- [TASK DESCRIPTION] Review the material and extract every line in which the word "this" occurs.

- [EXERCISE DATA]
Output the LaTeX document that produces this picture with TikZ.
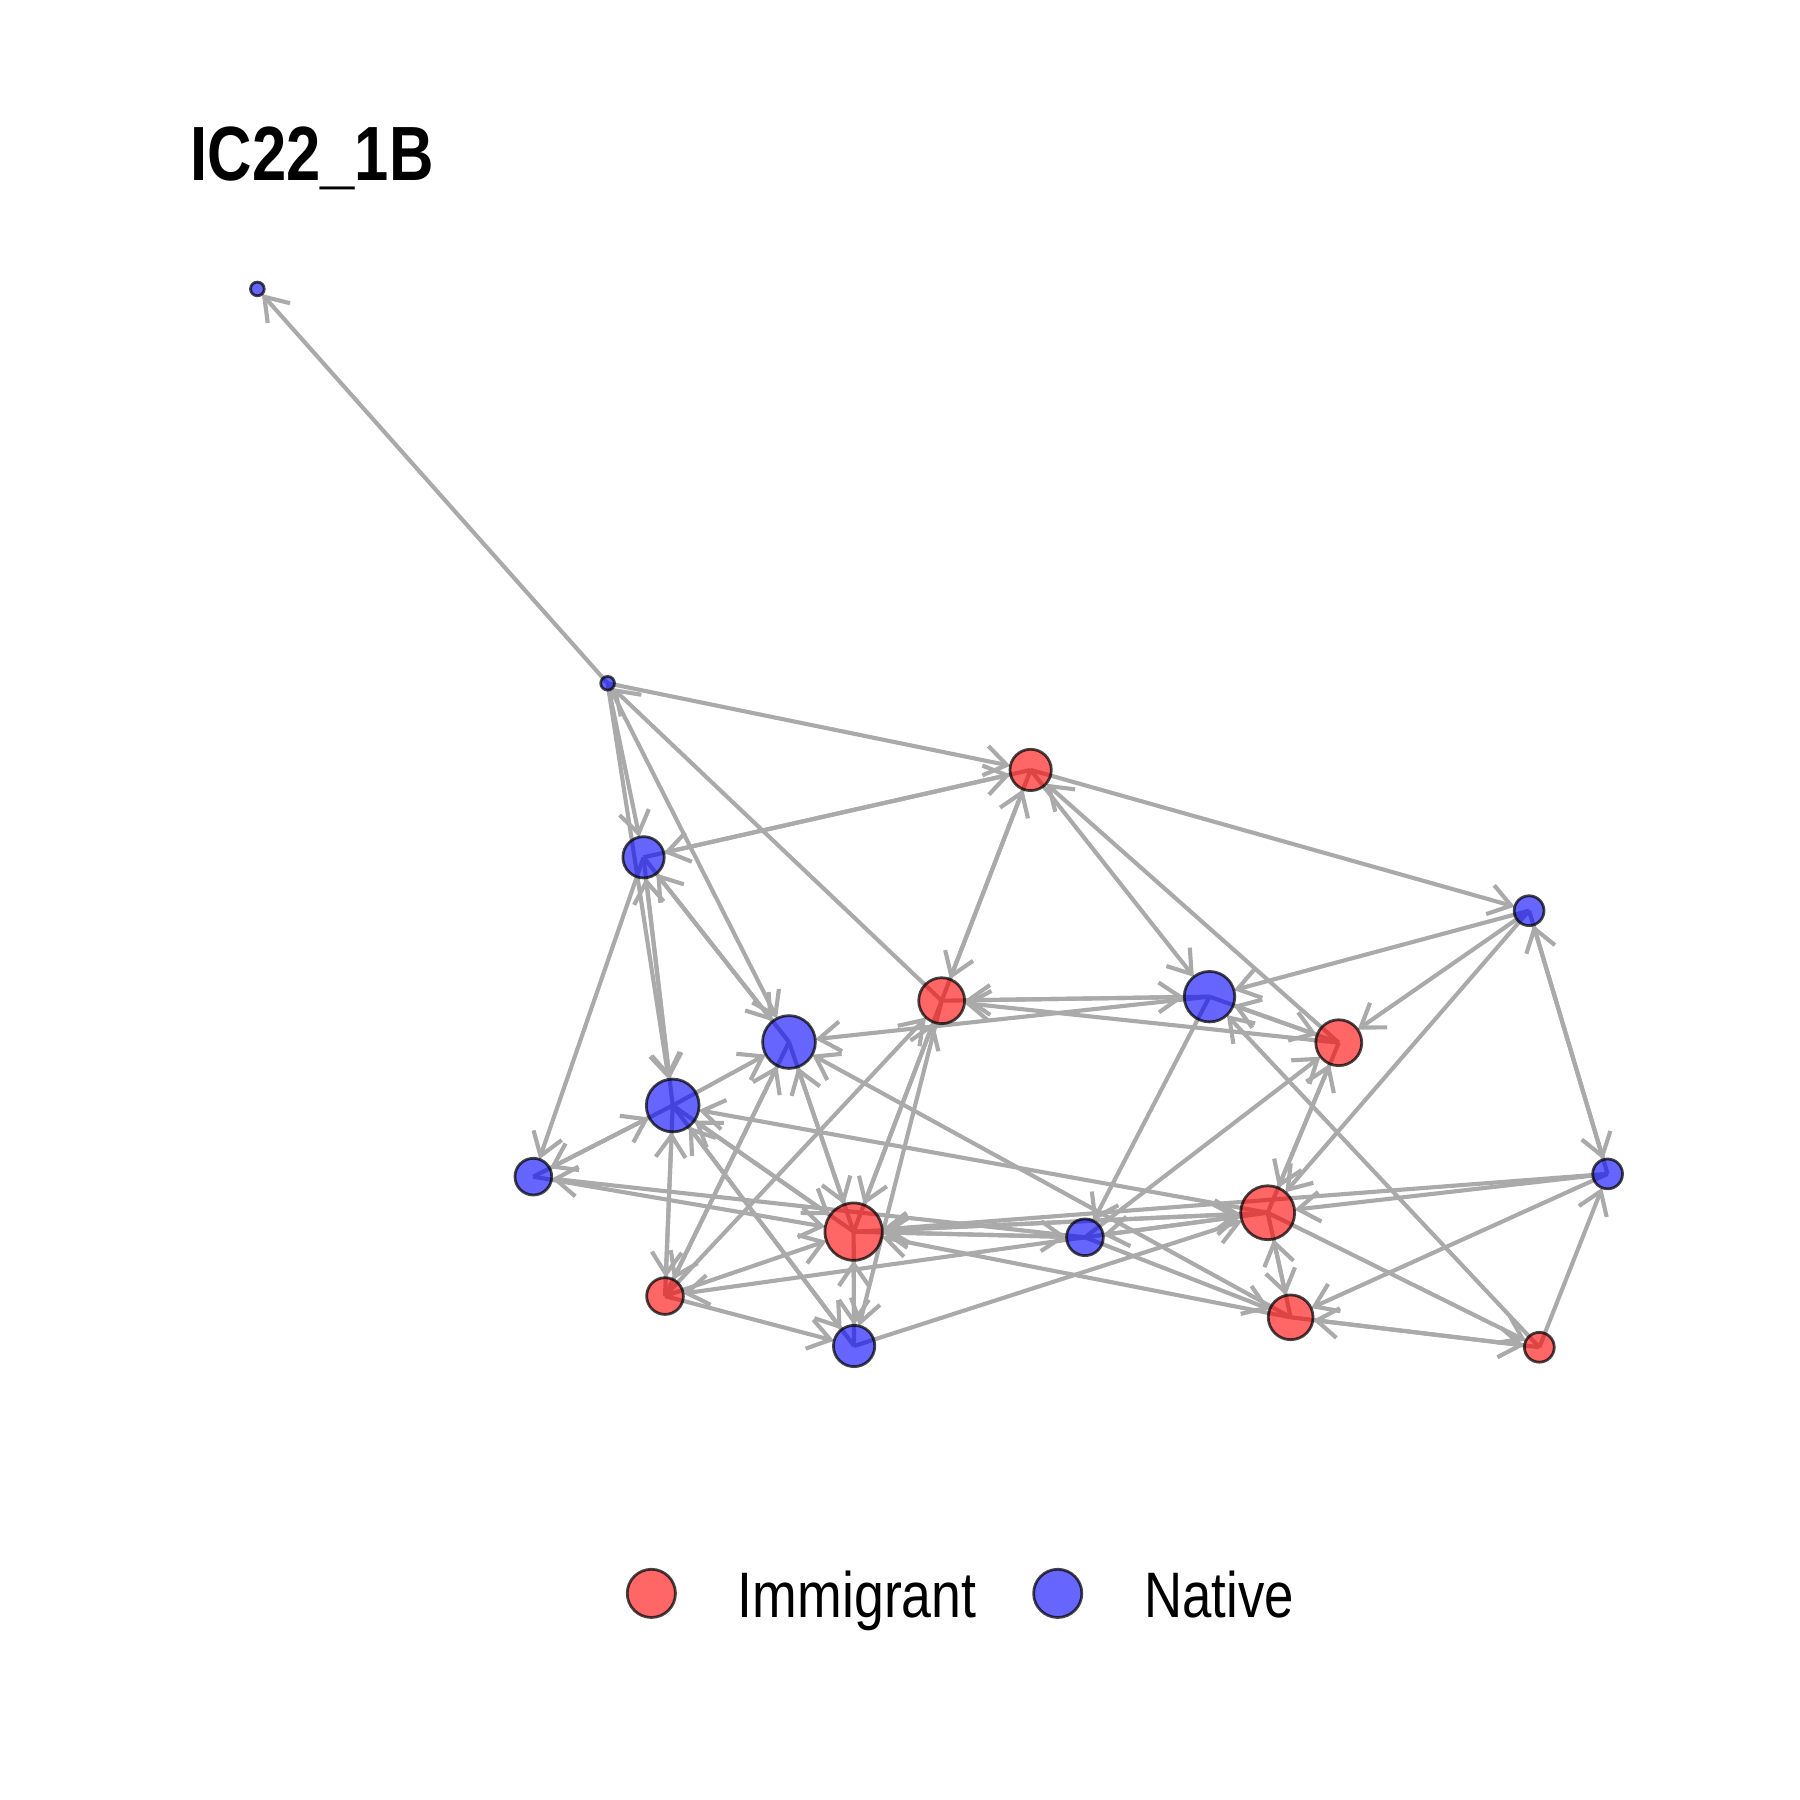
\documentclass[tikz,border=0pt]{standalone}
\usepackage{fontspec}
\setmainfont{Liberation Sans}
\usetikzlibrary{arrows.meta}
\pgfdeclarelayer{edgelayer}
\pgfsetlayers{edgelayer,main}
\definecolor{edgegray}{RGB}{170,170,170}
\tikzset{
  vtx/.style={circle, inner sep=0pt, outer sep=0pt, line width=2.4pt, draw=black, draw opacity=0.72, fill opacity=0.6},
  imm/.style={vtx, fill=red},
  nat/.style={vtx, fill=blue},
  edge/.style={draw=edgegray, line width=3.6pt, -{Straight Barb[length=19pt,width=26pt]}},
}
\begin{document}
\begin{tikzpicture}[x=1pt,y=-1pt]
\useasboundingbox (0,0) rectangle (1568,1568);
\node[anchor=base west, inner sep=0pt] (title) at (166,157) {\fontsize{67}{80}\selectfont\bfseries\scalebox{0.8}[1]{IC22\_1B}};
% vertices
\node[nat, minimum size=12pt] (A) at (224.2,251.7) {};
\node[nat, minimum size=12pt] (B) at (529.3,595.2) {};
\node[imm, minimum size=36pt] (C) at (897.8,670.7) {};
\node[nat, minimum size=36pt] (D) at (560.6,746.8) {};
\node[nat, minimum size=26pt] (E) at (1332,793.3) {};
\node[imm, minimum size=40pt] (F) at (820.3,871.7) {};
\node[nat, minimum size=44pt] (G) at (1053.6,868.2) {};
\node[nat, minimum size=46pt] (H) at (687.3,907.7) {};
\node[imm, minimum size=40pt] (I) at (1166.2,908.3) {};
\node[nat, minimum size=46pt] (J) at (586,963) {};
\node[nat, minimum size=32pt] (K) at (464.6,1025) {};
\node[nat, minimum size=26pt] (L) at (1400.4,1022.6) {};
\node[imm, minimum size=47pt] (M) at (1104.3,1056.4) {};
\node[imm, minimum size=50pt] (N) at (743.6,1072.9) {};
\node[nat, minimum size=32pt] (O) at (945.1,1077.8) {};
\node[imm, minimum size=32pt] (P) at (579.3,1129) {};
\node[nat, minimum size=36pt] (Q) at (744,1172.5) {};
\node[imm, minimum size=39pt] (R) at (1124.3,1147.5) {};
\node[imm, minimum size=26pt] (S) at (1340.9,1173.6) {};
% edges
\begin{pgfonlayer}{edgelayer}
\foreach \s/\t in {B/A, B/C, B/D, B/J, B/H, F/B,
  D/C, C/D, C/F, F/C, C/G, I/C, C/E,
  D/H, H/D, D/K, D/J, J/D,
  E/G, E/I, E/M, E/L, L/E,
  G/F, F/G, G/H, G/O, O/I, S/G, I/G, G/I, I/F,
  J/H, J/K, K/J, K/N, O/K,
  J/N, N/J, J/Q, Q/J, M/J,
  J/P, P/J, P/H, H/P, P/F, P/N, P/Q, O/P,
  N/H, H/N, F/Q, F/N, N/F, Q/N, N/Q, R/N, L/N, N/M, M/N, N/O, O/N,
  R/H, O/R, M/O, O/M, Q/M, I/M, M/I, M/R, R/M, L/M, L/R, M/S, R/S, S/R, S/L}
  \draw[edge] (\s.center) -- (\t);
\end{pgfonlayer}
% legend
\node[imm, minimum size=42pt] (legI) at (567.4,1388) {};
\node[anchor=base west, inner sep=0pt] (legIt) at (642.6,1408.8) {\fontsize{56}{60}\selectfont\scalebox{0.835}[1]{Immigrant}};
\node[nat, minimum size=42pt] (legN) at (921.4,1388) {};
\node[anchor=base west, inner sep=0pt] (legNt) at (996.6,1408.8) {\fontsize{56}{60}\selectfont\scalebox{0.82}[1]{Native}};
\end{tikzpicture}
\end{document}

--

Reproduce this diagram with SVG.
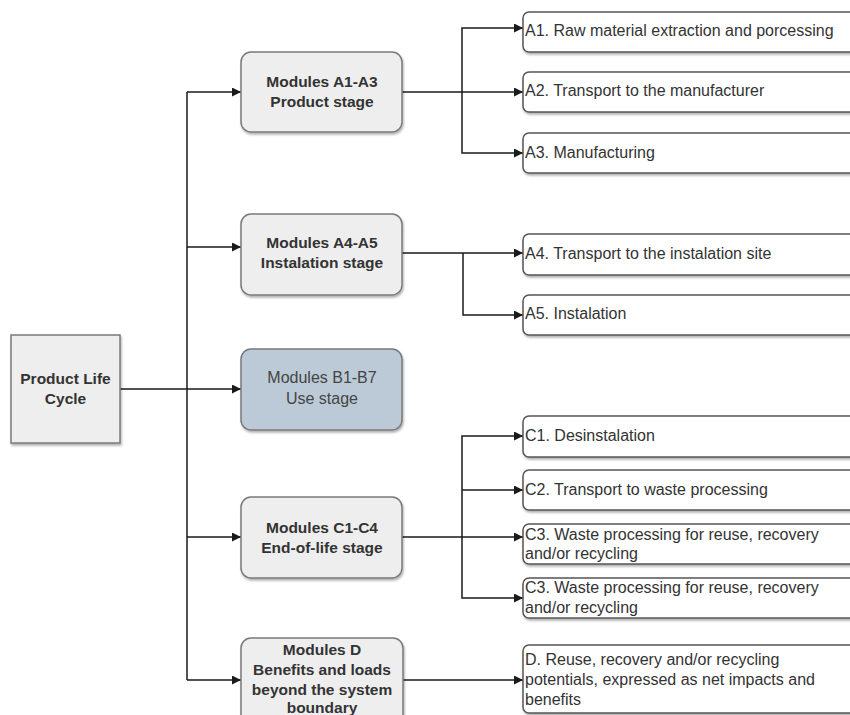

==

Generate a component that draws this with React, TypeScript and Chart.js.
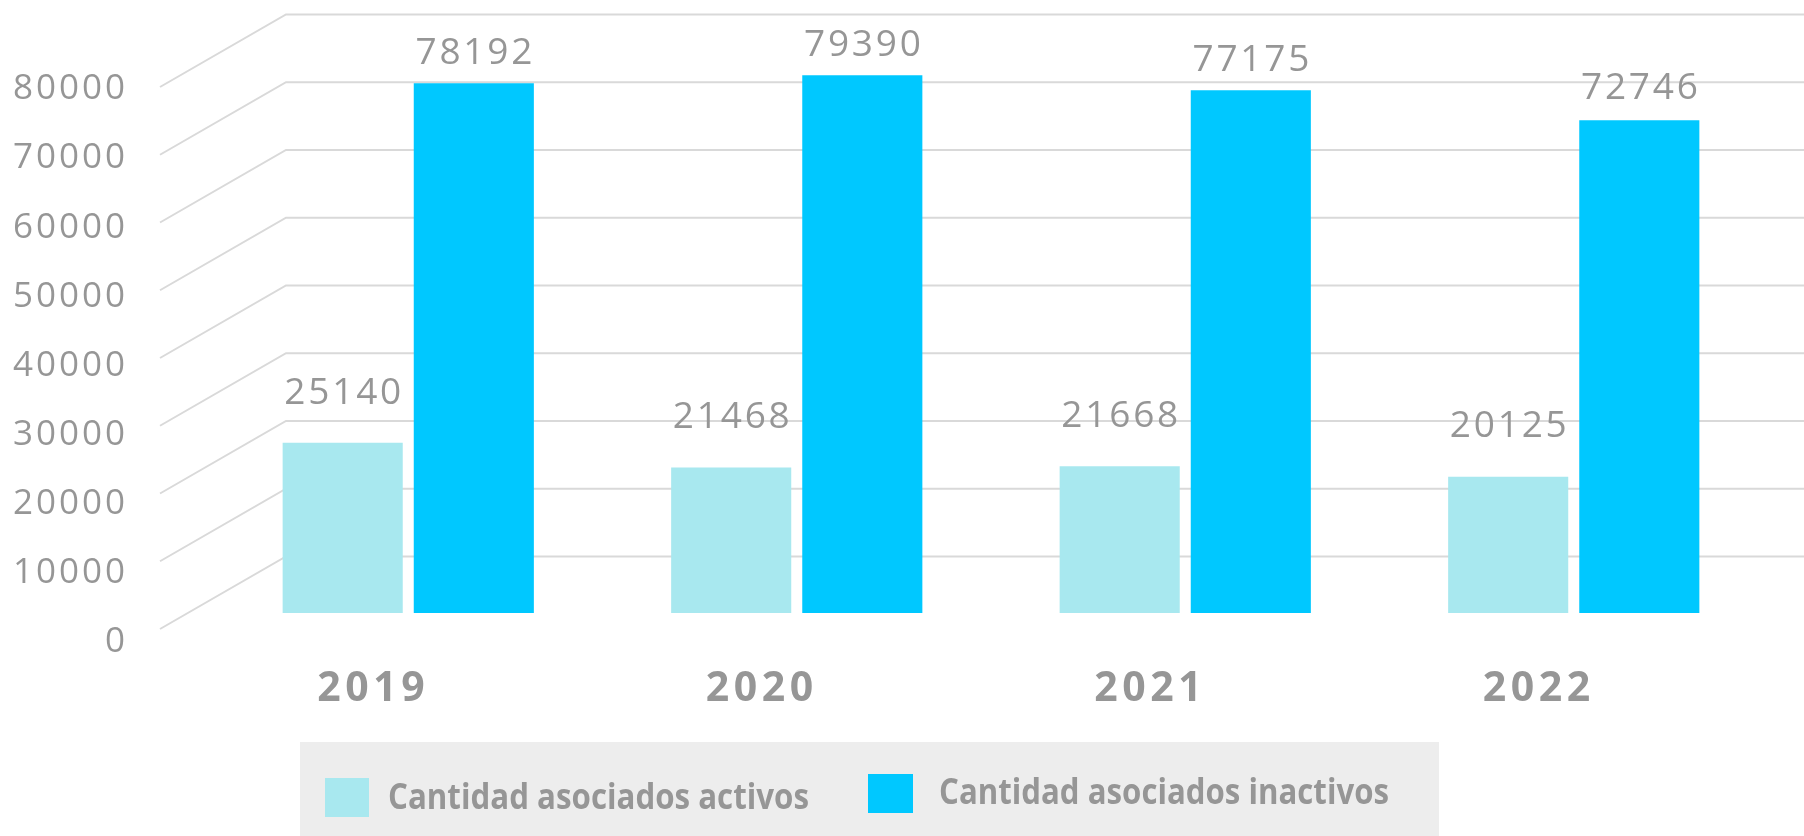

- [OUTPUT BELOW]
Output the LaTeX document that produces this picture with TikZ.
Reproduce this diagram with SVG.
Generate a component that draws this with React, TypeScript and Chart.js.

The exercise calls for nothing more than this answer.